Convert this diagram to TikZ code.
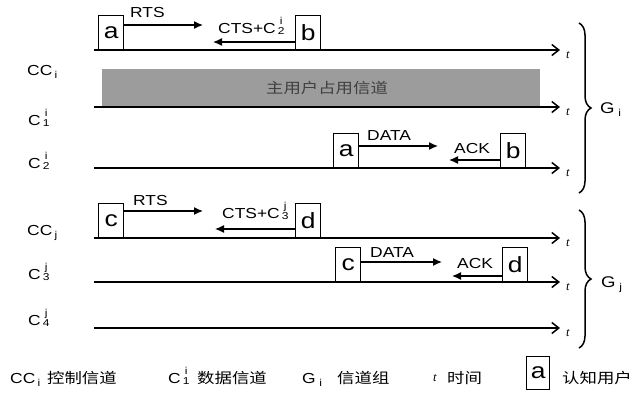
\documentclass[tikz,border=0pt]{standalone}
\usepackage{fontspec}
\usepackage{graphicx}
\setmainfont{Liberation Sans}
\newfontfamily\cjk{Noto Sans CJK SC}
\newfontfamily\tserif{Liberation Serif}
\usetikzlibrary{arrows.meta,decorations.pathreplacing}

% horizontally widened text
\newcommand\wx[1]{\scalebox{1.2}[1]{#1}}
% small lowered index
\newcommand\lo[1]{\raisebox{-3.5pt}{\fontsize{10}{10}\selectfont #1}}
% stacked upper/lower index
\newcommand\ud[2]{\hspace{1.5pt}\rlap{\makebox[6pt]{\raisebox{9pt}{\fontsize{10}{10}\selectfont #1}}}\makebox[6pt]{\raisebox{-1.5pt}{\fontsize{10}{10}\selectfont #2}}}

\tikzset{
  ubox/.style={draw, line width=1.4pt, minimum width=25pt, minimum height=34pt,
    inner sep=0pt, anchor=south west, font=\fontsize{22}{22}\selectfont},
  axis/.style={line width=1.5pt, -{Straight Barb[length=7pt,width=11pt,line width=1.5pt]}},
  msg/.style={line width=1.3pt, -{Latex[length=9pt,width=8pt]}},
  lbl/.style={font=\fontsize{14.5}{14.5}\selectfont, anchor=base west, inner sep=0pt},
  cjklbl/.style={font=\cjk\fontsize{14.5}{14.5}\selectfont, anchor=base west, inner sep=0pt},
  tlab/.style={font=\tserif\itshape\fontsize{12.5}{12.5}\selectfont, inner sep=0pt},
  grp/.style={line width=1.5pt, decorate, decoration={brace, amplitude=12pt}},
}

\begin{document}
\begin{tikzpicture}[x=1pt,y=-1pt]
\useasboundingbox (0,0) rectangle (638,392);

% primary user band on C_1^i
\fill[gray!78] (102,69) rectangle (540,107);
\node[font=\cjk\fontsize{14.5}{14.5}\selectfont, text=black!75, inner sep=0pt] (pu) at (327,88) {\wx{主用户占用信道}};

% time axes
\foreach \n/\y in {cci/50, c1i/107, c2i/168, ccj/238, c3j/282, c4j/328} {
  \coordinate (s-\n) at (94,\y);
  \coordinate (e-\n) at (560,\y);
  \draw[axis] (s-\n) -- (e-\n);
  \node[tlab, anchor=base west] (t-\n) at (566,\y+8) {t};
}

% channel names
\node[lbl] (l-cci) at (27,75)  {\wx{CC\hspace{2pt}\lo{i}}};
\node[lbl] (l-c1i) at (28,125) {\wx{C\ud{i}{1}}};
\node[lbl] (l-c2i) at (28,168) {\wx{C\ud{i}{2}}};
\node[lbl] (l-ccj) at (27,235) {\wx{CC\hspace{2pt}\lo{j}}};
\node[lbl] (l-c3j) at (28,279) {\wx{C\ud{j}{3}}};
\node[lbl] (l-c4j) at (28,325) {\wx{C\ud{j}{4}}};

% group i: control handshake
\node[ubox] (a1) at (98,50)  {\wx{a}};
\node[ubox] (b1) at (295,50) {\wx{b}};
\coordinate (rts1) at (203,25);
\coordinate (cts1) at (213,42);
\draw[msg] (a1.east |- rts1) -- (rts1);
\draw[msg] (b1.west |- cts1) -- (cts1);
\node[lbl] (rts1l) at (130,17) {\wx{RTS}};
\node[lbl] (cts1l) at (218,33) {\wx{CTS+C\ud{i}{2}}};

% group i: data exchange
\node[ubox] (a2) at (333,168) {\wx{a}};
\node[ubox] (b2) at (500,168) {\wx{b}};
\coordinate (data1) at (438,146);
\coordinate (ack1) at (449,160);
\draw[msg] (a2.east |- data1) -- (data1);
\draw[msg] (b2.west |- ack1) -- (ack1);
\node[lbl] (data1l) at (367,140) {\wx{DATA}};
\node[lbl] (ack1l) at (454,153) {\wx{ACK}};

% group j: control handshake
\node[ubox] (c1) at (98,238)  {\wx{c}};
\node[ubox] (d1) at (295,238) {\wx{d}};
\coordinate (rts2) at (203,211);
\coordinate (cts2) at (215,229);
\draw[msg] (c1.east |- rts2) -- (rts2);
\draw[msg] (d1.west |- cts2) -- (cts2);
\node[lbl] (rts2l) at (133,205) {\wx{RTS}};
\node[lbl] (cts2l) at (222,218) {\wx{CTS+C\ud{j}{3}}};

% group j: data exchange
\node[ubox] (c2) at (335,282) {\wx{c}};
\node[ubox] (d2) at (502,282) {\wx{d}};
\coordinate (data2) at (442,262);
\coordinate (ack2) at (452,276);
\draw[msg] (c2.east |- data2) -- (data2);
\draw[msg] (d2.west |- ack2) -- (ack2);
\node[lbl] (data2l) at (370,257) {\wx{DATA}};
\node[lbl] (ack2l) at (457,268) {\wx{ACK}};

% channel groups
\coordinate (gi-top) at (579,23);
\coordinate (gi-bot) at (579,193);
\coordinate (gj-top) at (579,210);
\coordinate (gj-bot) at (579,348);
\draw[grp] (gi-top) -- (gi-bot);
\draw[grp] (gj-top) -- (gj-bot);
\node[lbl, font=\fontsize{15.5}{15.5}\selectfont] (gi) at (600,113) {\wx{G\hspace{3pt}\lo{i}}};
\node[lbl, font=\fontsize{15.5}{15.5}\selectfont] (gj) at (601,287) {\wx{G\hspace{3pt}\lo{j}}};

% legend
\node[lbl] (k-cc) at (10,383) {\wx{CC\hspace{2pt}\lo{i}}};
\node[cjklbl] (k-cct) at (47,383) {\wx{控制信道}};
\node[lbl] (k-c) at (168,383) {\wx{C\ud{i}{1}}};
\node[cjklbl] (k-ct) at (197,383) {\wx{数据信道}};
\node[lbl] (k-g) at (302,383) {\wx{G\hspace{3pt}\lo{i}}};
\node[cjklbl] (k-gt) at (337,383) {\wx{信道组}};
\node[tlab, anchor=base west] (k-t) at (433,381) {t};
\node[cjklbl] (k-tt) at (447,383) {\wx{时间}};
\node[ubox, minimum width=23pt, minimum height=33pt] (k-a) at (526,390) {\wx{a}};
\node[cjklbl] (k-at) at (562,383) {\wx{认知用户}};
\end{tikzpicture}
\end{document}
:::::
Reproduce the full material exactly, excluding the pictures.

» Exercise output:
Convert this diagram to TikZ code.
\documentclass[tikz,border=0pt]{standalone}
\usepackage{fontspec}
\usepackage{graphicx}
\setmainfont{Liberation Sans}
\newfontfamily\cjk{Noto Sans CJK SC}
\newfontfamily\tserif{Liberation Serif}
\usetikzlibrary{arrows.meta,decorations.pathreplacing}

% horizontally widened text
\newcommand\wx[1]{\scalebox{1.2}[1]{#1}}
% small lowered index
\newcommand\lo[1]{\raisebox{-3.5pt}{\fontsize{10}{10}\selectfont #1}}
% stacked upper/lower index
\newcommand\ud[2]{\hspace{1.5pt}\rlap{\makebox[6pt]{\raisebox{9pt}{\fontsize{10}{10}\selectfont #1}}}\makebox[6pt]{\raisebox{-1.5pt}{\fontsize{10}{10}\selectfont #2}}}

\tikzset{
  ubox/.style={draw, line width=1.4pt, minimum width=25pt, minimum height=34pt,
    inner sep=0pt, anchor=south west, font=\fontsize{22}{22}\selectfont},
  axis/.style={line width=1.5pt, -{Straight Barb[length=7pt,width=11pt,line width=1.5pt]}},
  msg/.style={line width=1.3pt, -{Latex[length=9pt,width=8pt]}},
  lbl/.style={font=\fontsize{14.5}{14.5}\selectfont, anchor=base west, inner sep=0pt},
  cjklbl/.style={font=\cjk\fontsize{14.5}{14.5}\selectfont, anchor=base west, inner sep=0pt},
  tlab/.style={font=\tserif\itshape\fontsize{12.5}{12.5}\selectfont, inner sep=0pt},
  grp/.style={line width=1.5pt, decorate, decoration={brace, amplitude=12pt}},
}

\begin{document}
\begin{tikzpicture}[x=1pt,y=-1pt]
\useasboundingbox (0,0) rectangle (638,392);

% primary user band on C_1^i
\fill[gray!78] (102,69) rectangle (540,107);
\node[font=\cjk\fontsize{14.5}{14.5}\selectfont, text=black!75, inner sep=0pt] (pu) at (327,88) {\wx{主用户占用信道}};

% time axes
\foreach \n/\y in {cci/50, c1i/107, c2i/168, ccj/238, c3j/282, c4j/328} {
  \coordinate (s-\n) at (94,\y);
  \coordinate (e-\n) at (560,\y);
  \draw[axis] (s-\n) -- (e-\n);
  \node[tlab, anchor=base west] (t-\n) at (566,\y+8) {t};
}

% channel names
\node[lbl] (l-cci) at (27,75)  {\wx{CC\hspace{2pt}\lo{i}}};
\node[lbl] (l-c1i) at (28,125) {\wx{C\ud{i}{1}}};
\node[lbl] (l-c2i) at (28,168) {\wx{C\ud{i}{2}}};
\node[lbl] (l-ccj) at (27,235) {\wx{CC\hspace{2pt}\lo{j}}};
\node[lbl] (l-c3j) at (28,279) {\wx{C\ud{j}{3}}};
\node[lbl] (l-c4j) at (28,325) {\wx{C\ud{j}{4}}};

% group i: control handshake
\node[ubox] (a1) at (98,50)  {\wx{a}};
\node[ubox] (b1) at (295,50) {\wx{b}};
\coordinate (rts1) at (203,25);
\coordinate (cts1) at (213,42);
\draw[msg] (a1.east |- rts1) -- (rts1);
\draw[msg] (b1.west |- cts1) -- (cts1);
\node[lbl] (rts1l) at (130,17) {\wx{RTS}};
\node[lbl] (cts1l) at (218,33) {\wx{CTS+C\ud{i}{2}}};

% group i: data exchange
\node[ubox] (a2) at (333,168) {\wx{a}};
\node[ubox] (b2) at (500,168) {\wx{b}};
\coordinate (data1) at (438,146);
\coordinate (ack1) at (449,160);
\draw[msg] (a2.east |- data1) -- (data1);
\draw[msg] (b2.west |- ack1) -- (ack1);
\node[lbl] (data1l) at (367,140) {\wx{DATA}};
\node[lbl] (ack1l) at (454,153) {\wx{ACK}};

% group j: control handshake
\node[ubox] (c1) at (98,238)  {\wx{c}};
\node[ubox] (d1) at (295,238) {\wx{d}};
\coordinate (rts2) at (203,211);
\coordinate (cts2) at (215,229);
\draw[msg] (c1.east |- rts2) -- (rts2);
\draw[msg] (d1.west |- cts2) -- (cts2);
\node[lbl] (rts2l) at (133,205) {\wx{RTS}};
\node[lbl] (cts2l) at (222,218) {\wx{CTS+C\ud{j}{3}}};

% group j: data exchange
\node[ubox] (c2) at (335,282) {\wx{c}};
\node[ubox] (d2) at (502,282) {\wx{d}};
\coordinate (data2) at (442,262);
\coordinate (ack2) at (452,276);
\draw[msg] (c2.east |- data2) -- (data2);
\draw[msg] (d2.west |- ack2) -- (ack2);
\node[lbl] (data2l) at (370,257) {\wx{DATA}};
\node[lbl] (ack2l) at (457,268) {\wx{ACK}};

% channel groups
\coordinate (gi-top) at (579,23);
\coordinate (gi-bot) at (579,193);
\coordinate (gj-top) at (579,210);
\coordinate (gj-bot) at (579,348);
\draw[grp] (gi-top) -- (gi-bot);
\draw[grp] (gj-top) -- (gj-bot);
\node[lbl, font=\fontsize{15.5}{15.5}\selectfont] (gi) at (600,113) {\wx{G\hspace{3pt}\lo{i}}};
\node[lbl, font=\fontsize{15.5}{15.5}\selectfont] (gj) at (601,287) {\wx{G\hspace{3pt}\lo{j}}};

% legend
\node[lbl] (k-cc) at (10,383) {\wx{CC\hspace{2pt}\lo{i}}};
\node[cjklbl] (k-cct) at (47,383) {\wx{控制信道}};
\node[lbl] (k-c) at (168,383) {\wx{C\ud{i}{1}}};
\node[cjklbl] (k-ct) at (197,383) {\wx{数据信道}};
\node[lbl] (k-g) at (302,383) {\wx{G\hspace{3pt}\lo{i}}};
\node[cjklbl] (k-gt) at (337,383) {\wx{信道组}};
\node[tlab, anchor=base west] (k-t) at (433,381) {t};
\node[cjklbl] (k-tt) at (447,383) {\wx{时间}};
\node[ubox, minimum width=23pt, minimum height=33pt] (k-a) at (526,390) {\wx{a}};
\node[cjklbl] (k-at) at (562,383) {\wx{认知用户}};
\end{tikzpicture}
\end{document}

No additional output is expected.